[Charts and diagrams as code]
— begin —

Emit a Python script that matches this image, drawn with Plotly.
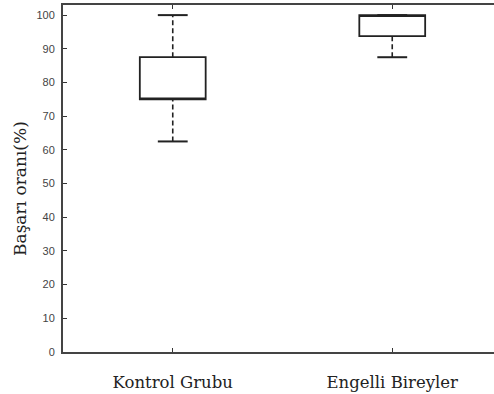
import plotly.graph_objects as go

categories = ["Kontrol Grubu", "Engelli Bireyler"]
q1 = [75, 93.75]
median = [75, 100]
q3 = [87.5, 100]
lower_whisker = [62.5, 87.5]
upper_whisker = [100, 100]
y_ticks = [0, 10, 20, 30, 40, 50, 60, 70, 80, 90, 100]
y_title = "Başarı oranı(%)"

xpos = [1, 2]
half_box = 0.15
half_cap = 0.068

fig = go.Figure()

# boxes (no whiskers; drawn separately as dashed lines)
fig.add_trace(go.Box(
    x=xpos, q1=q1, median=median, q3=q3,
    lowerfence=q1, upperfence=q3,
    width=2 * half_box,
    fillcolor="white",
    line=dict(color="#222", width=1.8),
    boxpoints=False, showlegend=False, hoverinfo="skip",
))

# dashed whiskers
for i, xc in enumerate(xpos):
    fig.add_trace(go.Scatter(
        x=[xc, xc, None, xc, xc],
        y=[lower_whisker[i], q1[i], None, q3[i], upper_whisker[i]],
        mode="lines", line=dict(color="#222", width=1.6, dash="5px,3px"),
        showlegend=False, hoverinfo="skip",
    ))
    fig.add_trace(go.Scatter(
        x=[xc - half_cap, xc + half_cap, None, xc - half_cap, xc + half_cap],
        y=[lower_whisker[i], lower_whisker[i], None, upper_whisker[i], upper_whisker[i]],
        mode="lines", line=dict(color="#222", width=2),
        showlegend=False, hoverinfo="skip",
    ))

fig.update_layout(
    width=494, height=394,
    margin=dict(l=63, r=0, t=5, b=42),
    plot_bgcolor="white", paper_bgcolor="white",
    showlegend=False,
    xaxis=dict(
        range=[0.5, 2.4636],
        tickvals=xpos, ticktext=categories,
        ticks="inside", ticklen=4, tickcolor="#333",
        showline=True, linecolor="#444", linewidth=2,
        mirror="ticks", showgrid=False, zeroline=False,
        tickfont=dict(family="DejaVu Serif", size=16.5, color="#222"),
        ticklabelstandoff=14,
        automargin=False,
    ),
    yaxis=dict(
        range=[0, 103],
        tickvals=y_ticks,
        ticks="inside", ticklen=4, tickcolor="#333",
        showline=True, linecolor="#444", linewidth=2,
        showgrid=False, zeroline=False,
        tickfont=dict(family="Liberation Sans", size=11, color="#444"),
        ticklabelstandoff=4,
        automargin=False,
    ),
    annotations=[dict(
        text=y_title, xref="paper", yref="paper",
        x=-0.0998, y=0.4726, xanchor="center", yanchor="middle",
        textangle=-90, showarrow=False,
        font=dict(family="DejaVu Serif", size=17, color="#222"),
    )],
)

fig.write_html("out.html",
               config={"displayModeBar": False},
               post_script="document.body.style.margin='0';document.body.style.padding='0';")
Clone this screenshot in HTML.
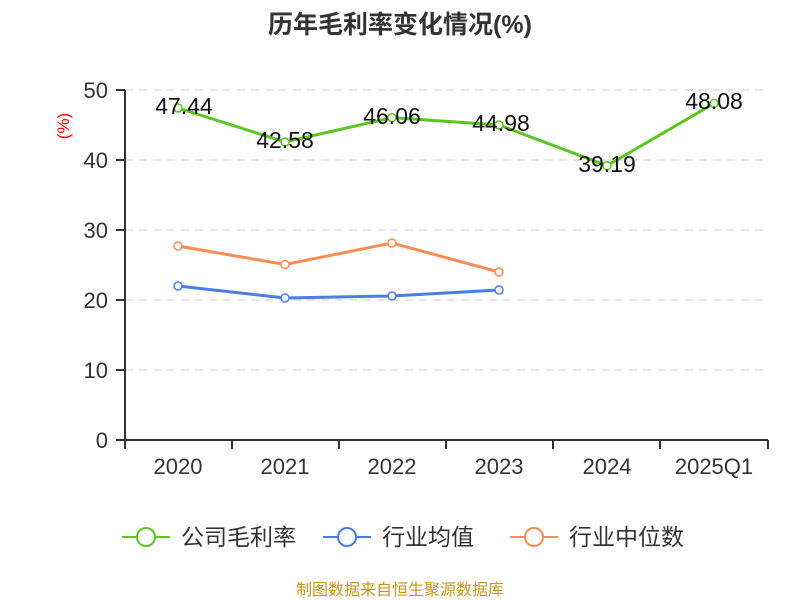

— end —

=== Required task ===
Search the entries for the string "this" and collect each line that has it.

=== Full solution ===
Emit a Python script that matches this image, drawn with Plotly.
Clone this screenshot in HTML.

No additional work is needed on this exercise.